## WHAT YOU SHOULD DO
Will you write out the data exactly, excluding every picture?

## INFORMATION SHOWN
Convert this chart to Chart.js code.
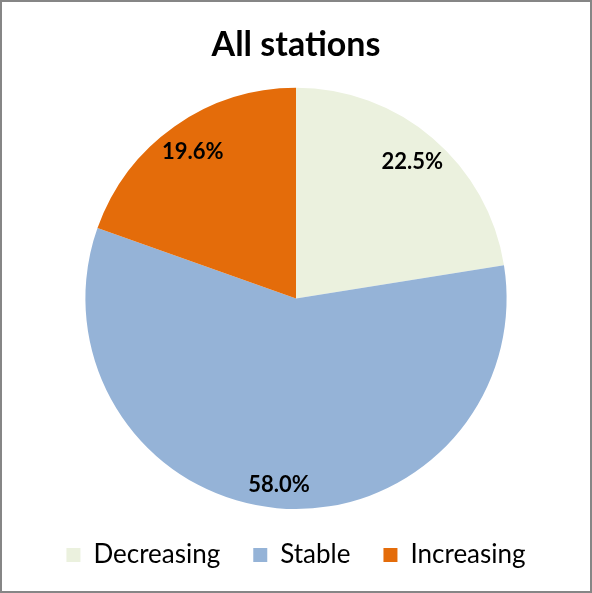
<!DOCTYPE html>
<html>
<head>
<meta charset="utf-8">
<script src="https://cdn.jsdelivr.net/npm/chart.js@4"></script>
<style>
  html, body { margin: 0; padding: 0; background: #fff; }
  #wrap { position: absolute; left: 0; top: 0; width: 592px; height: 593px; box-sizing: border-box; border: 2px solid #868686; }
  #c { display: block; }
</style>
</head>
<body>
<div id="wrap"><canvas id="c" width="588" height="589"></canvas></div>
<script>
const categories = ["Decreasing", "Stable", "Increasing"];
const shares = [22.5, 58.0, 19.6];
const colors = ["#EBF1DE", "#95B3D7", "#E46C0A"];
const titleText = "All stations";
const FONT = "Lato, 'Open Sans', sans-serif";

const labelPlugin = {
  id: 'sliceLabels',
  afterDatasetsDraw(chart) {
    const ctx = chart.ctx;
    const meta = chart.getDatasetMeta(0);
    ctx.save();
    ctx.font = "bold 22px " + FONT;
    ctx.fillStyle = "#000";
    ctx.textAlign = "center";
    ctx.textBaseline = "middle";
    meta.data.forEach((arc, i) => {
      const p = arc.getProps(['x', 'y', 'startAngle', 'endAngle', 'outerRadius'], true);
      const mid = (p.startAngle + p.endAngle) / 2;
      const f = shares[i] > 50 ? 0.89 : 0.85;
      const x = p.x + Math.cos(mid) * p.outerRadius * f;
      const y = p.y + Math.sin(mid) * p.outerRadius * f;
      ctx.fillText(shares[i].toFixed(1) + "%", x, y);
    });
    ctx.restore();
  }
};

new Chart(document.getElementById('c'), {
  type: 'pie',
  data: {
    labels: categories,
    datasets: [{ data: shares, backgroundColor: colors, borderWidth: 0 }]
  },
  options: {
    responsive: false,
    animation: false,
    layout: { padding: { left: 0, right: 0, top: 0, bottom: 13 } },
    plugins: {
      title: {
        display: true, text: titleText, color: "#000",
        font: { family: FONT, size: 34, weight: 'bold' },
        padding: { top: 23, bottom: 22 }
      },
      legend: {
        position: 'bottom',
        labels: {
          color: "#000", boxWidth: 14, boxHeight: 14, padding: 33,
          font: { family: FONT, size: 26 }
        }
      },
      tooltip: { enabled: false }
    }
  },
  plugins: [labelPlugin]
});
</script>
</body>
</html>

## RESULT
Convert this chart to Chart.js code.
<!DOCTYPE html>
<html>
<head>
<meta charset="utf-8">
<script src="https://cdn.jsdelivr.net/npm/chart.js@4"></script>
<style>
  html, body { margin: 0; padding: 0; background: #fff; }
  #wrap { position: absolute; left: 0; top: 0; width: 592px; height: 593px; box-sizing: border-box; border: 2px solid #868686; }
  #c { display: block; }
</style>
</head>
<body>
<div id="wrap"><canvas id="c" width="588" height="589"></canvas></div>
<script>
const categories = ["Decreasing", "Stable", "Increasing"];
const shares = [22.5, 58.0, 19.6];
const colors = ["#EBF1DE", "#95B3D7", "#E46C0A"];
const titleText = "All stations";
const FONT = "Lato, 'Open Sans', sans-serif";

const labelPlugin = {
  id: 'sliceLabels',
  afterDatasetsDraw(chart) {
    const ctx = chart.ctx;
    const meta = chart.getDatasetMeta(0);
    ctx.save();
    ctx.font = "bold 22px " + FONT;
    ctx.fillStyle = "#000";
    ctx.textAlign = "center";
    ctx.textBaseline = "middle";
    meta.data.forEach((arc, i) => {
      const p = arc.getProps(['x', 'y', 'startAngle', 'endAngle', 'outerRadius'], true);
      const mid = (p.startAngle + p.endAngle) / 2;
      const f = shares[i] > 50 ? 0.89 : 0.85;
      const x = p.x + Math.cos(mid) * p.outerRadius * f;
      const y = p.y + Math.sin(mid) * p.outerRadius * f;
      ctx.fillText(shares[i].toFixed(1) + "%", x, y);
    });
    ctx.restore();
  }
};

new Chart(document.getElementById('c'), {
  type: 'pie',
  data: {
    labels: categories,
    datasets: [{ data: shares, backgroundColor: colors, borderWidth: 0 }]
  },
  options: {
    responsive: false,
    animation: false,
    layout: { padding: { left: 0, right: 0, top: 0, bottom: 13 } },
    plugins: {
      title: {
        display: true, text: titleText, color: "#000",
        font: { family: FONT, size: 34, weight: 'bold' },
        padding: { top: 23, bottom: 22 }
      },
      legend: {
        position: 'bottom',
        labels: {
          color: "#000", boxWidth: 14, boxHeight: 14, padding: 33,
          font: { family: FONT, size: 26 }
        }
      },
      tooltip: { enabled: false }
    }
  },
  plugins: [labelPlugin]
});
</script>
</body>
</html>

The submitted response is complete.